1 cup self-rising cornmeal

1/2 cup self-rising flour

3/4 cup buttermilk

1/4 cup honey

2 eggs

2 tablespoons vegetable oil

Preheat oven to 350 degrees F.

Combine all ingredients and mix well. Pour batter into a greased shallow baking dish. Bake for approximately 20 to 25 minutes. Remove from oven and let cool.

Get Converted!

Fellow beekeeping bloggers innercityfarmers asked:

In terms of converting sugar to honey when baking, do you have a conversion that you go by? Any tips or tricks you should be aware of when making the switch?

Good question!

Most of my recipes were developed using honey.  But I have converted a few of them.

For baked goods, the following rules of thumb apply:

1. Use equal amounts of honey for sugar up to one cup. Over one cup, replace each cup of sugar with 2/3 to 3/4 cup of honey depending upon the sweetness desired. Honey is sweeter than sugar.

2. Lower the baking temperature 25 degrees and watch your time carefully since products with honey brown faster.

3. In recipes using one cup or more of honey for sugar, it may be necessary to reduce liquids by 1/5 to 1/4 cup per cup of honey.

4. Add 1/4 teaspoon of baking soda per cup of honey if baking soda is not already included in the recipe.
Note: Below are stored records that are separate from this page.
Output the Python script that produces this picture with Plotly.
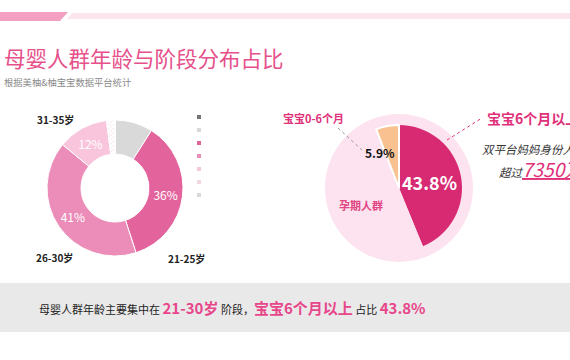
import plotly.graph_objects as go

W, H = 570, 360

# ---------------- data ----------------
age_groups = ["", "20岁及以下", "21-25岁", "26-30岁", "31-35岁", "36岁以上", "其他"]
age_share = [0, 9, 36, 41, 12, 2, 0]
age_colors = ["#737373", "#d9d9d9", "#e3649d", "#eb8db8", "#f9c5dc", "#f2d6e1", "#d9d9d9"]

stage_labels = ["宝宝6个月以上", "孕期人群", "宝宝0-6个月"]
stage_share = [43.8, 50.3, 5.9]
stage_colors = ["#d72a73", "#fde3ef", "#f9c190"]

title_text = "母婴人群年龄与阶段分布占比"
subtitle_text = "根据美柚&柚宝宝数据平台统计"
mom_total = "7350万"

FONT = "Noto Sans CJK SC"
PINK = "#e0307a"


def px(x):
    return x / W


def py(y):
    return 1 - y / H


fig = go.Figure()

# ---------------- donut (age) ----------------
cx, cy, r = 115, 188, 68
fig.add_trace(go.Pie(
    labels=age_groups, values=age_share, sort=False, direction="clockwise", rotation=0,
    hole=0.5,
    marker=dict(colors=age_colors, line=dict(color="white", width=1),
                pattern=dict(shape=["", "", "", "", "", "/", ""], fgcolor="#ecc6d5",
                             size=3, solidity=0.15)),
    text=[f"{v}%" if v >= 10 else "" for v in age_share], textinfo="text",
    textposition="inside", insidetextorientation="horizontal",
    textfont=dict(color="white", size=12, family=FONT),
    domain=dict(x=[px(cx - r), px(cx + r)], y=[py(cy + r), py(cy - r)]),
    showlegend=False, hoverinfo="label+percent",
))

# legend squares (no legend text in the reference)
fig.add_trace(go.Scatter(
    x=[0] * len(age_groups), y=list(range(len(age_groups)))[::-1], mode="markers",
    marker=dict(symbol="square", size=4, color=age_colors),
    xaxis="x", yaxis="y", showlegend=False, hoverinfo="skip",
))

# ---------------- pie (stage) ----------------
pcx, pcy, pr_out, pr_in = 399, 188, 74, 63
fig.add_trace(go.Pie(
    values=[1], labels=["bg"], marker=dict(colors=[stage_colors[1]], line=dict(width=0)),
    textinfo="none",
    domain=dict(x=[px(pcx - pr_out), px(pcx + pr_out)], y=[py(pcy + pr_out), py(pcy - pr_out)]),
    showlegend=False, hoverinfo="skip",
))
fig.add_trace(go.Pie(
    labels=stage_labels, values=stage_share, sort=False, direction="clockwise", rotation=0,
    marker=dict(colors=stage_colors, line=dict(color="white", width=[0, 0, 2])),
    textinfo="none",
    domain=dict(x=[px(pcx - pr_in), px(pcx + pr_in)], y=[py(pcy + pr_in), py(pcy - pr_in)]),
    showlegend=False, hoverinfo="label+value",
))

# ---------------- shapes ----------------
shapes = [
    # header bands
    dict(type="path", xref="paper", yref="paper",
         path=f"M 0 {py(12)} L {px(68)} {py(12)} L {px(60)} {py(21)} L 0 {py(21)} Z",
         fillcolor="#f29fc1", line=dict(width=0), layer="below"),
    dict(type="path", xref="paper", yref="paper",
         path=f"M {px(72)} {py(13)} L 1 {py(13)} L 1 {py(19)} L {px(67)} {py(19)} Z",
         fillcolor="#fce5ef", line=dict(width=0), layer="below"),
    # bottom summary band
    dict(type="rect", xref="paper", yref="paper", x0=0, x1=1, y0=py(332), y1=py(283),
         fillcolor="#e9e9e9", line=dict(width=0), layer="below"),
    # leader lines
    dict(type="line", xref="paper", yref="paper", x0=px(338), y0=py(128), x1=px(362), y1=py(150),
         line=dict(color="#999999", width=1, dash="dot")),
    dict(type="line", xref="paper", yref="paper", x0=px(447), y0=py(140), x1=px(482), y1=py(118),
         line=dict(color=PINK, width=1, dash="dot")),
]

# ---------------- annotations ----------------
def ann(x, y, text, size, color, xanchor="left", yanchor="middle", bold=False):
    return dict(x=px(x), y=py(y), xref="paper", yref="paper", showarrow=False,
                text=f"<b>{text}</b>" if bold else text, xanchor=xanchor, yanchor=yanchor,
                font=dict(size=size, color=color, family=FONT))


annotations = [
    ann(2, 57, title_text, 21.5, "#e6508b"),
    ann(2, 82, subtitle_text, 9.3, "#8a8a8a"),
    # donut outside labels
    ann(55, 120, age_groups[4], 10, "#222222", xanchor="center", bold=True),
    ann(54, 257, age_groups[3], 10, "#222222", xanchor="center", bold=True),
    ann(186, 258, age_groups[2], 10, "#222222", xanchor="center", bold=True),
    # stage pie labels
    ann(429, 182, f"{stage_share[0]}%", 18, "white", xanchor="center", bold=True),
    ann(380, 152, f"{stage_share[2]}%", 12, "#111111", xanchor="center", bold=True),
    ann(361, 205, stage_labels[1], 11, "#e14583", xanchor="center", bold=True),
    ann(313, 118, stage_labels[2], 11, PINK, xanchor="center", bold=True),
    ann(485, 118, stage_labels[0], 14, PINK, bold=True),
    ann(480, 149, "<i>双平台妈妈身份人数</i>", 11.5, "#333333"),
    ann(497, 168, f"<i>超过<span style='color:{PINK};font-size:19px'><u>{mom_total}</u></span></i>",
        11.5, "#333333"),
    # bottom summary
    ann(37, 307,
        "母婴人群年龄主要集中在 "
        f"<span style='color:#e8468a;font-size:15px'><b>21-30岁</b></span> 阶段，"
        f"<span style='color:#e8468a;font-size:15px'><b>{stage_labels[0]}</b></span> 占比 "
        f"<span style='color:#e8468a;font-size:15px'><b>{stage_share[0]}%</b></span>",
        11, "#222222"),
]

fig.update_layout(
    width=W, height=H, margin=dict(l=0, r=0, t=0, b=0),
    paper_bgcolor="white", plot_bgcolor="rgba(0,0,0,0)",
    font=dict(family=FONT),
    xaxis=dict(domain=[px(190), px(208)], range=[-1, 1], visible=False, fixedrange=True),
    yaxis=dict(domain=[py(201.5), py(110.5)], range=[-0.5, 6.5], visible=False, fixedrange=True),
    shapes=shapes, annotations=annotations, showlegend=False,
)

fig.write_html(
    "out.html",
    config={"displayModeBar": False},
    post_script="document.body.style.margin='0';document.body.style.overflow='hidden';",
)
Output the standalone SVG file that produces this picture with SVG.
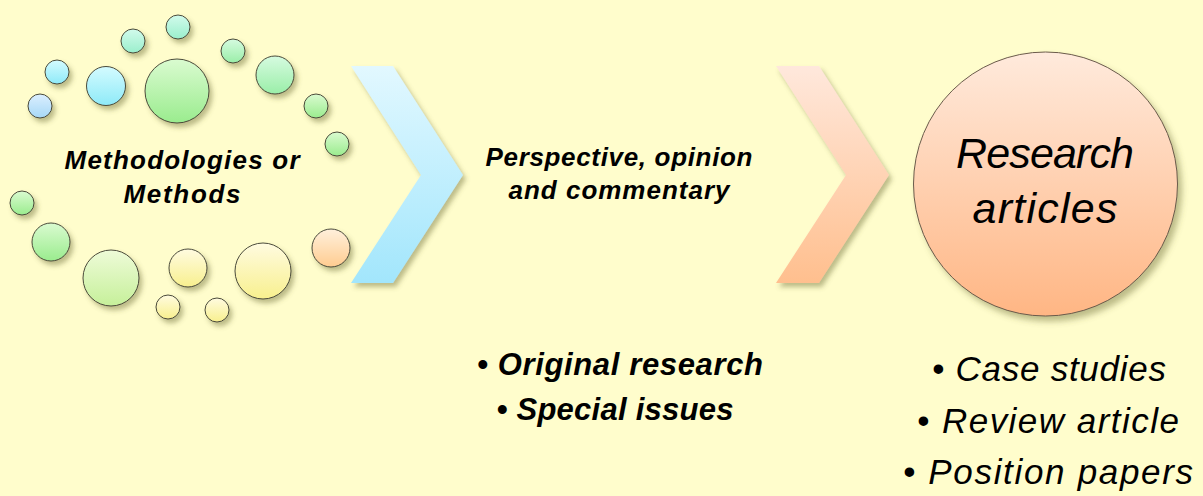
<svg xmlns="http://www.w3.org/2000/svg" width="1203" height="496" viewBox="0 0 1203 496">
<defs>
<filter id="sh" x="-30%" y="-30%" width="170%" height="170%">
<feDropShadow dx="3" dy="4" stdDeviation="2.5" flood-color="#6b6a30" flood-opacity="0.45"/>
</filter>
<filter id="shc" x="-30%" y="-30%" width="170%" height="170%">
<feDropShadow dx="4" dy="5" stdDeviation="3" flood-color="#6b6a30" flood-opacity="0.45"/>
</filter>
<linearGradient id="gMint" x1="0" y1="0" x2="0" y2="1"><stop offset="0" stop-color="#d2fbec"/><stop offset="1" stop-color="#9aefcc"/></linearGradient>
<linearGradient id="gCyan" x1="0" y1="0" x2="0" y2="1"><stop offset="0" stop-color="#d4fbff"/><stop offset="1" stop-color="#8eeaf8"/></linearGradient>
<linearGradient id="gBlue" x1="0" y1="0" x2="0" y2="1"><stop offset="0" stop-color="#dcefff"/><stop offset="1" stop-color="#a6d8f6"/></linearGradient>
<linearGradient id="gGreen" x1="0" y1="0" x2="0" y2="1"><stop offset="0" stop-color="#dafbd0"/><stop offset="1" stop-color="#9aec8e"/></linearGradient>
<linearGradient id="gMintG" x1="0" y1="0" x2="0" y2="1"><stop offset="0" stop-color="#d6fbe0"/><stop offset="1" stop-color="#9aeea8"/></linearGradient>
<linearGradient id="gYG" x1="0" y1="0" x2="0" y2="1"><stop offset="0" stop-color="#eefbd8"/><stop offset="1" stop-color="#c6f09a"/></linearGradient>
<linearGradient id="gYel" x1="0" y1="0" x2="0" y2="1"><stop offset="0" stop-color="#fffbe0"/><stop offset="1" stop-color="#f8f08e"/></linearGradient>
<linearGradient id="gOr" x1="0" y1="0" x2="0" y2="1"><stop offset="0" stop-color="#fff0dc"/><stop offset="1" stop-color="#ffcc90"/></linearGradient>
<linearGradient id="gChev1" x1="0" y1="0" x2="0" y2="1"><stop offset="0" stop-color="#e2f8ff"/><stop offset="1" stop-color="#a2e6fc"/></linearGradient>
<linearGradient id="gChev2" x1="0" y1="0" x2="0" y2="1"><stop offset="0" stop-color="#ffe8dc"/><stop offset="1" stop-color="#ffbf8e"/></linearGradient>
<linearGradient id="gBig" x1="0" y1="0" x2="0" y2="1"><stop offset="0" stop-color="#ffeadc"/><stop offset="1" stop-color="#ffb684"/></linearGradient>
</defs>
<style>
.dot{stroke:#4a4a3a;stroke-width:1;filter:url(#sh)}
.t{font-family:"Liberation Sans",Arial,sans-serif;fill:#000;text-anchor:middle}
.bi{font-weight:bold;font-style:italic}
.i{font-style:italic}
</style>
<rect width="1203" height="496" fill="#fffdcc"/>
<g id="methods">
<circle class="dot" cx="178" cy="27" r="12" fill="url(#gMint)"/>
<circle class="dot" cx="133" cy="41" r="12" fill="url(#gMint)"/>
<circle class="dot" cx="233" cy="51" r="12" fill="url(#gMintG)"/>
<circle class="dot" cx="57" cy="72" r="12" fill="url(#gCyan)"/>
<circle class="dot" cx="106" cy="86" r="19.5" fill="url(#gCyan)"/>
<circle class="dot" cx="177" cy="91" r="32" fill="url(#gGreen)"/>
<circle class="dot" cx="275" cy="75" r="19" fill="url(#gMintG)"/>
<circle class="dot" cx="40" cy="106" r="12" fill="url(#gBlue)"/>
<circle class="dot" cx="316" cy="106" r="12" fill="url(#gGreen)"/>
<circle class="dot" cx="337" cy="144" r="12" fill="url(#gGreen)"/>
<circle class="dot" cx="22" cy="203" r="12" fill="url(#gGreen)"/>
<circle class="dot" cx="51" cy="242" r="19" fill="url(#gGreen)"/>
<circle class="dot" cx="111" cy="278" r="28" fill="url(#gYG)"/>
<circle class="dot" cx="188" cy="268" r="19" fill="url(#gYel)"/>
<circle class="dot" cx="263" cy="271" r="28" fill="url(#gYel)"/>
<circle class="dot" cx="331" cy="248" r="19" fill="url(#gOr)"/>
<circle class="dot" cx="168" cy="307" r="12" fill="url(#gYel)"/>
<circle class="dot" cx="217" cy="310" r="12" fill="url(#gYel)"/>
<text class="t bi" x="182" y="169" font-size="26" textLength="235">Methodologies or</text>
<text class="t bi" x="182" y="203" font-size="26" textLength="117">Methods</text>
</g>
<g id="connectors">
<polygon points="351,66 393,66 463,175 393,283 351,283 421,175" fill="url(#gChev1)" filter="url(#sh)"/>
<polygon points="776,66 819,66 889,175 819,283 776,283 846,175" fill="url(#gChev2)" filter="url(#sh)"/>
</g>
<g id="perspective">
<text class="t bi" x="619" y="166" font-size="26" textLength="267">Perspective, opinion</text>
<text class="t bi" x="619" y="199" font-size="26" textLength="221">and commentary</text>
<text class="t bi" x="620" y="375" font-size="31" textLength="286">• Original research</text>
<text class="t bi" x="615" y="420" font-size="31" textLength="237">• Special issues</text>
</g>
<g id="research">
<circle cx="1045.5" cy="184" r="132" fill="url(#gBig)" stroke="#6a5a4a" stroke-width="1" filter="url(#shc)"/>
<text class="t i" x="1045" y="168" font-size="43" textLength="178">Research</text>
<text class="t i" x="1045" y="223" font-size="43" textLength="145">articles</text>
<text class="t i" x="1049" y="381" font-size="35" textLength="234">•  Case studies</text>
<text class="t i" x="1048" y="433" font-size="35" textLength="262">•  Review article</text>
<text class="t i" x="1048" y="484" font-size="35" textLength="290">•  Position papers</text>
</g>
</svg>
This will reduce the acidity of the honey, as well as increase the volume of your product.

For other foods, honey is more or less interchangeable with sugar. Unfortunately, there is no hard and fast rule.  Experimentation is the best way to go!!

One thing is for sure though — a little honey makes everything taste better!!

Italian Week – Linguine alla Cecca

This is one of my favorite recipes. I’ve made it for years and years.

It’s from Nora Ephron‘s wonderful novel  Heartburn, which is a fictional account of her marriage to Carl Bernstein of All The President”s Men fame.

She is a wonderful cook, and the book contains a number of fantastic recipes. I consider it one of my cookbooks!

Linguine alla Cecca is a simple recipe, but oh, so satisfying!  It’s perfect for summer suppers with a loaf of crusty bread. This is my comfort food.

Drop 5 large tomatoes into boiling water for one full minute.  Peel and seed and chop.

Put chopped tomatoes into a large bowl with ½ cup of olive oil, a garlic clove sliced in two  (more garlic is okay. Actually, preferable!) , 1 cup chopped fresh basil leaves, salt and hot red pepper flakes.

Let sit for a couple of hours. Remove the garlic if you wish.

Boil one pound of linguine, drain and toss with the sauce.  Serve immediately with Parmesan cheese.